* Task statement
Transcribe only the lines of the listing below from the one holding "Recreate this image" through the one holding "plt.rcParams['axes.unicode_minus'] = False", inclusive, without any change.
--- Begin Data rows ---
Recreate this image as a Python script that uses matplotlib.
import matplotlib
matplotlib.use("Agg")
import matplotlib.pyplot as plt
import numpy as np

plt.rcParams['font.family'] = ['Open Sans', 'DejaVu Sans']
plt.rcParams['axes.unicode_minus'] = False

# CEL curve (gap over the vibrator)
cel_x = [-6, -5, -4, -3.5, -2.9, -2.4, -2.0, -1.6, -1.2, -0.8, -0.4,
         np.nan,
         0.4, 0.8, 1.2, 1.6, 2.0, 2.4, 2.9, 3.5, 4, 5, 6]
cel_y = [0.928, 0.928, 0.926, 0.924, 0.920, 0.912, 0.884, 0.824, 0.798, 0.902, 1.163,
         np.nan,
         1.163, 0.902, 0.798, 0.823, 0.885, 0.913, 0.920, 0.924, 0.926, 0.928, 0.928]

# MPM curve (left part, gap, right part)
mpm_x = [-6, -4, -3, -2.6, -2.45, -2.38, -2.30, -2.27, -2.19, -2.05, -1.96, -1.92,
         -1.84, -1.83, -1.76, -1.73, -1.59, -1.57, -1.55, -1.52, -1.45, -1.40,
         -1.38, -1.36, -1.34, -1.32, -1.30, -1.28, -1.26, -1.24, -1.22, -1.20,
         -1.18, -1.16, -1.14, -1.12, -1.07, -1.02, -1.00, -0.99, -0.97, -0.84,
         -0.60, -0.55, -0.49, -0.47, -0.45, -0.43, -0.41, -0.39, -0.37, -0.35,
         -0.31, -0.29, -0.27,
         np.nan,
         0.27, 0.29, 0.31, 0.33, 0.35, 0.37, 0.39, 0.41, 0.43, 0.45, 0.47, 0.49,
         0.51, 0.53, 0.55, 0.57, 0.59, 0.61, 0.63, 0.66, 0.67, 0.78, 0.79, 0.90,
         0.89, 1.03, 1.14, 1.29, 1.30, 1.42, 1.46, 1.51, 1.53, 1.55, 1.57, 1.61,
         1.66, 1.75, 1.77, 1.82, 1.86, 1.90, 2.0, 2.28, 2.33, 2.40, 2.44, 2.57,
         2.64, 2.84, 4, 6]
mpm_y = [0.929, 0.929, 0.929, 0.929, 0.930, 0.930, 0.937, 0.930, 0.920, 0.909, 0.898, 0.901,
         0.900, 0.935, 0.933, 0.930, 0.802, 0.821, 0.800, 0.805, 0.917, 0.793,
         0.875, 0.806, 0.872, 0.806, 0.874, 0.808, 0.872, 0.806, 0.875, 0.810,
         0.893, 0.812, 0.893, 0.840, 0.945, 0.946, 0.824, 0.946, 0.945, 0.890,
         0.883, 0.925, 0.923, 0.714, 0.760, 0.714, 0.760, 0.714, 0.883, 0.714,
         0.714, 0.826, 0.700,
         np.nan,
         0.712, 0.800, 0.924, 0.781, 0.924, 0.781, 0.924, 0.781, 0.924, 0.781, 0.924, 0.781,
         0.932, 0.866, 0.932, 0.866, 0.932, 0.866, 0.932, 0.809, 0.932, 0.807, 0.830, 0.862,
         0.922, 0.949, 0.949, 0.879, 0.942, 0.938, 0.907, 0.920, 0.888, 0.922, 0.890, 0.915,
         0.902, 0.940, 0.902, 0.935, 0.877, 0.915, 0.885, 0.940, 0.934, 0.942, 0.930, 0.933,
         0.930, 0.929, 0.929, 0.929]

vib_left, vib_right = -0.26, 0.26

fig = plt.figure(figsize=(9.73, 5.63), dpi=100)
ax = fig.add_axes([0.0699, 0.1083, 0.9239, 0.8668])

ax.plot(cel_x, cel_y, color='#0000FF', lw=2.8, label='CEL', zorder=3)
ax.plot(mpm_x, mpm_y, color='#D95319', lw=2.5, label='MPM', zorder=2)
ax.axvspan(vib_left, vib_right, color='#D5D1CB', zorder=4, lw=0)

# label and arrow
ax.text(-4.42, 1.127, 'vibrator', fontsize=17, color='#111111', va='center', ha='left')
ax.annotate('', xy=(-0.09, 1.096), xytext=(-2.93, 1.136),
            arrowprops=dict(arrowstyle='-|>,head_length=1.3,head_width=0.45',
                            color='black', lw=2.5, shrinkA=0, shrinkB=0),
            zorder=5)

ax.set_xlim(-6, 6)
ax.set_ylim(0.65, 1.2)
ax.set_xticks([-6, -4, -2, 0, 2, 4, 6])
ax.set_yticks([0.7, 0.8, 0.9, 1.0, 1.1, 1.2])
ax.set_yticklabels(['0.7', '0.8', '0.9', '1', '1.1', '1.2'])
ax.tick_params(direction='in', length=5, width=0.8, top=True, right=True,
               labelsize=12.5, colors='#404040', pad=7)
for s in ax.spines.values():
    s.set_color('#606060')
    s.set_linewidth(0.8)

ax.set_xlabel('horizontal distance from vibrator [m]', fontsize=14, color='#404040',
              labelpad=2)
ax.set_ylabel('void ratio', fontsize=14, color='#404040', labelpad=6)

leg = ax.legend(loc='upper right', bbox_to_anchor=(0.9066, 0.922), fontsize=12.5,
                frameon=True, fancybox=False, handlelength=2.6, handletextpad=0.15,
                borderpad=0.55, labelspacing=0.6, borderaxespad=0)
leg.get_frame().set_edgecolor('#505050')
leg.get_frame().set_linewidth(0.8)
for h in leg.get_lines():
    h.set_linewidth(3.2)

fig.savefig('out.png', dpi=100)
--- End Data rows ---
--- Begin Data rows ---
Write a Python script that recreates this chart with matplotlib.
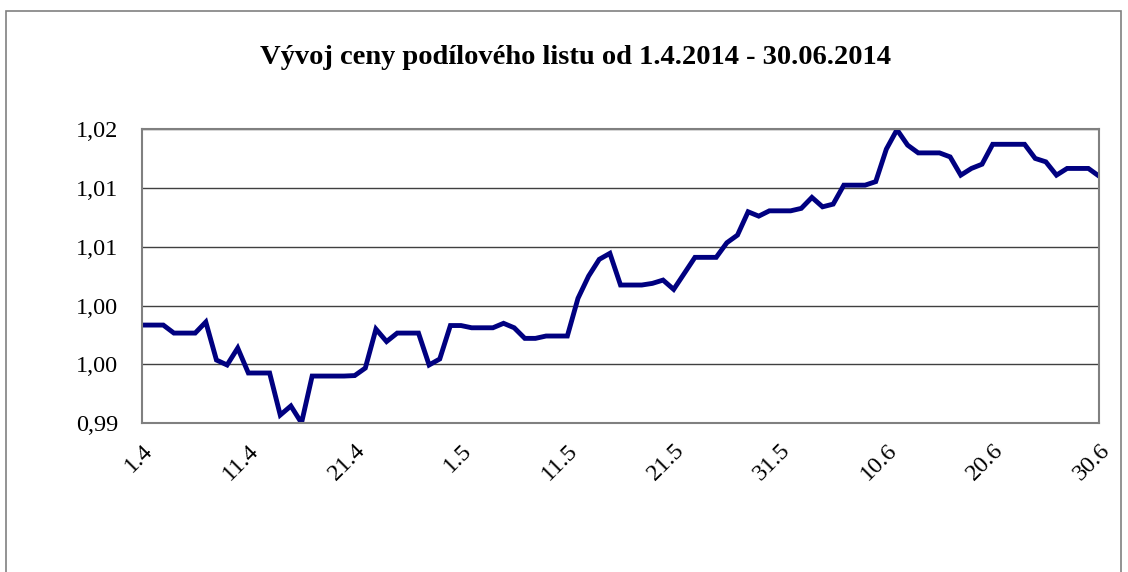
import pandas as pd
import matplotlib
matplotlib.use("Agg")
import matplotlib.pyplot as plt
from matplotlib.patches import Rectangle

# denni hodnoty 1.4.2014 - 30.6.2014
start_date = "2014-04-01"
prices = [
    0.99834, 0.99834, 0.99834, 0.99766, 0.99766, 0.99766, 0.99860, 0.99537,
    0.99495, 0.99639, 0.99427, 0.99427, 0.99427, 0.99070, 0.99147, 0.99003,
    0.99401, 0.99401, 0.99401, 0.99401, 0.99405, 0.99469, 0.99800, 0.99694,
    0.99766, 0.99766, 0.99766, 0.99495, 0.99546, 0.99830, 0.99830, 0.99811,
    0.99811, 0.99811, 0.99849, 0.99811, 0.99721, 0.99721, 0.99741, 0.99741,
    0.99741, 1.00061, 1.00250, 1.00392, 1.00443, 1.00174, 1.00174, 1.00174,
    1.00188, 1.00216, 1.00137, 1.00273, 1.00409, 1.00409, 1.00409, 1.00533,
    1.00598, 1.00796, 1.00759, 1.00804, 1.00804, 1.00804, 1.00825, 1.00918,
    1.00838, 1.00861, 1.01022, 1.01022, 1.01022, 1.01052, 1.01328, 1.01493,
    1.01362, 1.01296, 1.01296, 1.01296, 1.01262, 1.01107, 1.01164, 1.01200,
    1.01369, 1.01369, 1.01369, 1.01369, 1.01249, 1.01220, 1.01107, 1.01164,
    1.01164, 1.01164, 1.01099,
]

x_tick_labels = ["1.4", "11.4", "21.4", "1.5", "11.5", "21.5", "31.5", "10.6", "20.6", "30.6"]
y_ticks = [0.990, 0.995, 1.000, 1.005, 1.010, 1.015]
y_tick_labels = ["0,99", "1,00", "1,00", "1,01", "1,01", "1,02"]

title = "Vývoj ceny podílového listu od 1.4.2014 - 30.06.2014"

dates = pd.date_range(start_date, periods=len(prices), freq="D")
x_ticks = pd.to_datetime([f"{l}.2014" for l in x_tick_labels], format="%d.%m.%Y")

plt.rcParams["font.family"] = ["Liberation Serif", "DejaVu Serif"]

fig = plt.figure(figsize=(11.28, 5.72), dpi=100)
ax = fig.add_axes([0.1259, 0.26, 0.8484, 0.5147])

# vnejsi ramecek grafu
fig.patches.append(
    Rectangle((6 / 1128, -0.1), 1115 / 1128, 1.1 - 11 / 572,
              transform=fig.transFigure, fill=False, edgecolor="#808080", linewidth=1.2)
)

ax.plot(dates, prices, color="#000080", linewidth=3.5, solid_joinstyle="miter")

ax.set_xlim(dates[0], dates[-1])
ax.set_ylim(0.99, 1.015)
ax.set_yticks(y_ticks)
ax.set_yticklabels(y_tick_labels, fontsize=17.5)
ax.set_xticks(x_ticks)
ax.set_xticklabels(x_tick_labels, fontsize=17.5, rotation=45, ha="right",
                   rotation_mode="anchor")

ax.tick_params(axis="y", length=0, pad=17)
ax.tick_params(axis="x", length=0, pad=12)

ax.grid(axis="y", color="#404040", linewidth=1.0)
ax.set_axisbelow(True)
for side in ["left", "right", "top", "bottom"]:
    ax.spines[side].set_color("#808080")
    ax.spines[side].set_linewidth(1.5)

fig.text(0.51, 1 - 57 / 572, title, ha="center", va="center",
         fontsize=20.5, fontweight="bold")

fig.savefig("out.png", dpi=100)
--- End Data rows ---
* Exercise answer
Recreate this image as a Python script that uses matplotlib.
import matplotlib
matplotlib.use("Agg")
import matplotlib.pyplot as plt
import numpy as np

plt.rcParams['font.family'] = ['Open Sans', 'DejaVu Sans']
plt.rcParams['axes.unicode_minus'] = False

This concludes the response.